AIM: Copy exactly, and only, the lines below from the first through the one containing "885, 1022, 1170]", both included; pictures are omitted.
>> begin
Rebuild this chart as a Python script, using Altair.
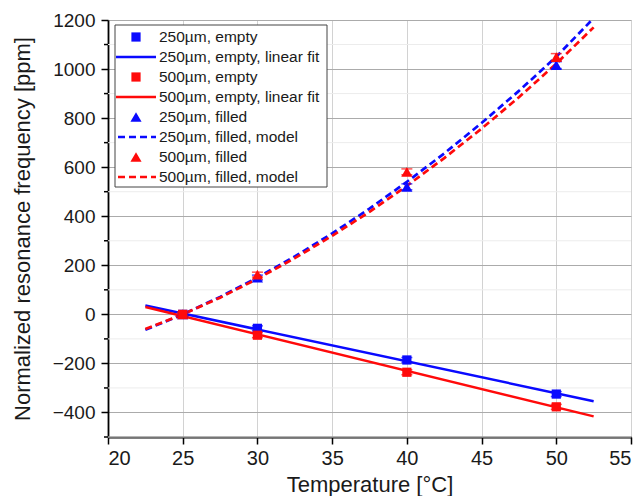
import altair as alt
import pandas as pd

# ---------------- data ----------------
temps = [25, 30, 40, 50]
empty_250 = [0, -57, -186, -325]
empty_500 = [0, -85, -236, -377]
filled_250 = [0, 150, 520, 1016]
filled_500 = [0, 162, 581, 1049]
err_empty_250 = [8, 10, 10, 10]
err_empty_500 = [8, 10, 10, 10]
err_filled_250 = [8, 10, 12, 14]
err_filled_500 = [8, 10, 12, 14]

fit_x = [22.5, 52.5]
fit_250 = [36, -354]
fit_500 = [30, -416]

model_x_250 = [22.5, 25, 27.5, 30, 32.5, 35, 37.5, 40, 42.5, 45, 47.5, 50, 52.3]
model_250 = [-63, 0, 71, 150, 236, 330, 431, 540, 656, 780, 911, 1050, 1195]
model_x_500 = [22.5, 25, 27.5, 30, 32.5, 35, 37.5, 40, 42.5, 45, 47.5, 50, 52.5]
model_500 = [-60, 0, 68, 145, 229, 320, 418, 524, 637, 757, 885, 1022, 1170]

legend_labels = ["250µm, empty", "250µm, empty, linear fit", "500µm, empty",
                 "500µm, empty, linear fit", "250µm, filled", "250µm, filled, model",
                 "500µm, filled", "500µm, filled, model"]

y_major = [-400, -200, 0, 200, 400, 600, 800, 1000, 1200]
y_minor = [-500, -300, -100, 100, 300, 500, 700, 900, 1100]
x_vals = [20, 22.5, 25, 27.5, 30, 32.5, 35, 37.5, 40, 42.5, 45, 47.5, 50, 52.5, 55]

BLUE = "#0a0aff"
RED = "#ff0a0a"
FONT = "Liberation Sans"
W, H = 523, 417
SIZES = {"square": 85, "triangle-up": 125}

# ---------------- frames ----------------
def pts(vals, errs, series, color, shape):
    return pd.DataFrame({"T": temps, "v": vals,
                         "lo": [v - e for v, e in zip(vals, errs)],
                         "hi": [v + e for v, e in zip(vals, errs)],
                         "series": series, "color": color, "shape": shape,
                         "msize": SIZES[shape]})

points = pd.concat([
    pts(filled_250, err_filled_250, "250 filled", BLUE, "triangle-up"),
    pts(empty_250, err_empty_250, "250 empty", BLUE, "square"),
    pts(filled_500, err_filled_500, "500 filled", RED, "triangle-up"),
    pts(empty_500, err_empty_500, "500 empty", RED, "square"),
])

fits = pd.concat([
    pd.DataFrame({"T": fit_x, "v": fit_250, "series": "250 fit", "color": BLUE}),
    pd.DataFrame({"T": fit_x, "v": fit_500, "series": "500 fit", "color": RED}),
])
models = pd.concat([
    pd.DataFrame({"T": model_x_250, "v": model_250, "series": "250 model", "color": BLUE}),
    pd.DataFrame({"T": model_x_500, "v": model_500, "series": "500 model", "color": RED}),
])
minor_df = pd.DataFrame({"v": y_minor})

xscale = alt.Scale(domain=[20, 55], nice=False, zero=False)
yscale = alt.Scale(domain=[-500, 1200], nice=False, zero=False)

xaxis = alt.Axis(
    values=x_vals, title="Temperature [°C]", format="d",
    labelExpr="datum.value % 5 === 0 ? datum.label : ''",
    labelOverlap=False,
    tickSize=alt.ExprRef(expr="datum.value % 5 === 0 ? 7 : 4"),
    gridOpacity=alt.ExprRef(expr="datum.value % 5 === 0 ? 1 : 0"),
    gridColor="#d2d2d2", grid=True,
    labelFont=FONT, labelFontSize=20, labelColor="#1a1a1a",
    titleFont=FONT, titleFontSize=22, titleFontWeight="normal", titleColor="#1a1a1a",
    titlePadding=6, labelPadding=4,
    domainColor="#000", domainWidth=1.8, tickColor="#000", tickWidth=1.5,
)
yaxis = alt.Axis(
    values=y_major, title="Normalized resonance frequency [ppm]", format="d",
    labelOverlap=False, tickSize=7,
    gridColor="#ababab", grid=True,
    labelFont=FONT, labelFontSize=19, labelColor="#1a1a1a",
    titleFont=FONT, titleFontSize=22, titleFontWeight="normal", titleColor="#1a1a1a",
    titlePadding=18, labelPadding=6,
    domainColor="#000", domainWidth=1.8, tickColor="#000", tickWidth=1.5,
)

minor_grid = alt.Chart(minor_df).mark_rule(color="#ececec", strokeWidth=1).encode(
    x=alt.value(0), x2=alt.value(W),
    y=alt.Y("v:Q", scale=yscale, axis=yaxis))
minor_tick = alt.Chart(minor_df).mark_rule(color="#000", strokeWidth=1.5).encode(
    x=alt.value(-4), x2=alt.value(0), y="v:Q")

fit_layer = alt.Chart(fits).mark_line(strokeWidth=2.5).encode(
    x=alt.X("T:Q", scale=xscale, axis=xaxis),
    y=alt.Y("v:Q", scale=yscale, axis=yaxis),
    color=alt.Color("color:N", scale=None),
    detail="series:N",
)
model_layer = alt.Chart(models).mark_line(strokeWidth=2.7, strokeDash=[7, 4]).encode(
    x="T:Q", y="v:Q",
    color=alt.Color("color:N", scale=None),
    detail="series:N",
)
err_rule = alt.Chart(points).mark_rule(strokeWidth=1.5).encode(
    x="T:Q", y="lo:Q", y2="hi:Q", color=alt.Color("color:N", scale=None))
err_lo = alt.Chart(points).mark_tick(orient="horizontal", size=11, thickness=1.5).encode(
    x="T:Q", y="lo:Q", color=alt.Color("color:N", scale=None))
err_hi = alt.Chart(points).mark_tick(orient="horizontal", size=11, thickness=1.5).encode(
    x="T:Q", y="hi:Q", color=alt.Color("color:N", scale=None))
pt_layer = alt.Chart(points).mark_point(filled=True, opacity=1).encode(
    x="T:Q", y="v:Q",
    color=alt.Color("color:N", scale=None),
    shape=alt.Shape("shape:N", scale=None),
    size=alt.Size("msize:Q", scale=None),
)

# ---------------- legend (pixel positions inside plot area) ----------------
leg = pd.DataFrame({
    "label": legend_labels,
    "color": [BLUE, BLUE, RED, RED, BLUE, BLUE, RED, RED],
    "kind": ["pt", "line", "pt", "line", "pt", "dash", "pt", "dash"],
    "shape": ["square", None, "square", None, "triangle-up", None, "triangle-up", None],
})
leg["msize"] = [SIZES.get(s, 0) if s else 0 for s in leg["shape"]]
leg["ypix"] = [17 + 20 * i for i in range(len(leg))]

leg_box = alt.Chart(pd.DataFrame({"a": [0]})).mark_rect(
    fill="white", stroke="#444", strokeWidth=1).encode(
    x=alt.value(7), x2=alt.value(219), y=alt.value(5), y2=alt.value(167))
leg_text = alt.Chart(leg).mark_text(
    align="left", baseline="middle", font=FONT, fontSize=15.5, color="#1a1a1a").encode(
    x=alt.value(51), y=alt.Y("ypix:Q", scale=None, axis=None), text="label:N")
leg_pts = alt.Chart(leg).transform_filter("datum.kind === 'pt'").mark_point(
    filled=True, opacity=1).encode(
    x=alt.value(28), y=alt.Y("ypix:Q", scale=None, axis=None),
    color=alt.Color("color:N", scale=None), shape=alt.Shape("shape:N", scale=None),
    size=alt.Size("msize:Q", scale=None))
leg_line = alt.Chart(leg).transform_filter("datum.kind === 'line'").mark_rule(
    strokeWidth=2.5).encode(
    x=alt.value(8), x2=alt.value(48), y=alt.Y("ypix:Q", scale=None, axis=None),
    color=alt.Color("color:N", scale=None))
leg_dash = alt.Chart(leg).transform_filter("datum.kind === 'dash'").mark_rule(
    strokeWidth=2.7, strokeDash=[7, 4]).encode(
    x=alt.value(10), x2=alt.value(48), y=alt.Y("ypix:Q", scale=None, axis=None),
    color=alt.Color("color:N", scale=None))

chart = alt.layer(
    minor_grid, minor_tick,
    fit_layer, model_layer, err_rule, err_lo, err_hi, pt_layer,
    leg_box, leg_line, leg_dash, leg_pts, leg_text,
).properties(
    width=W, height=H,
    autosize=alt.AutoSizeParams(type="none"),
    padding={"left": 100, "top": 12, "right": 4, "bottom": 59},
).configure_view(stroke=None).configure(background="white")

chart.save("out.html", embed_options={"renderer": "svg", "actions": False})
>> end
RESPONSE TO THE EXERCISE:
Rebuild this chart as a Python script, using Altair.
import altair as alt
import pandas as pd

# ---------------- data ----------------
temps = [25, 30, 40, 50]
empty_250 = [0, -57, -186, -325]
empty_500 = [0, -85, -236, -377]
filled_250 = [0, 150, 520, 1016]
filled_500 = [0, 162, 581, 1049]
err_empty_250 = [8, 10, 10, 10]
err_empty_500 = [8, 10, 10, 10]
err_filled_250 = [8, 10, 12, 14]
err_filled_500 = [8, 10, 12, 14]

fit_x = [22.5, 52.5]
fit_250 = [36, -354]
fit_500 = [30, -416]

model_x_250 = [22.5, 25, 27.5, 30, 32.5, 35, 37.5, 40, 42.5, 45, 47.5, 50, 52.3]
model_250 = [-63, 0, 71, 150, 236, 330, 431, 540, 656, 780, 911, 1050, 1195]
model_x_500 = [22.5, 25, 27.5, 30, 32.5, 35, 37.5, 40, 42.5, 45, 47.5, 50, 52.5]
model_500 = [-60, 0, 68, 145, 229, 320, 418, 524, 637, 757, 885, 1022, 1170]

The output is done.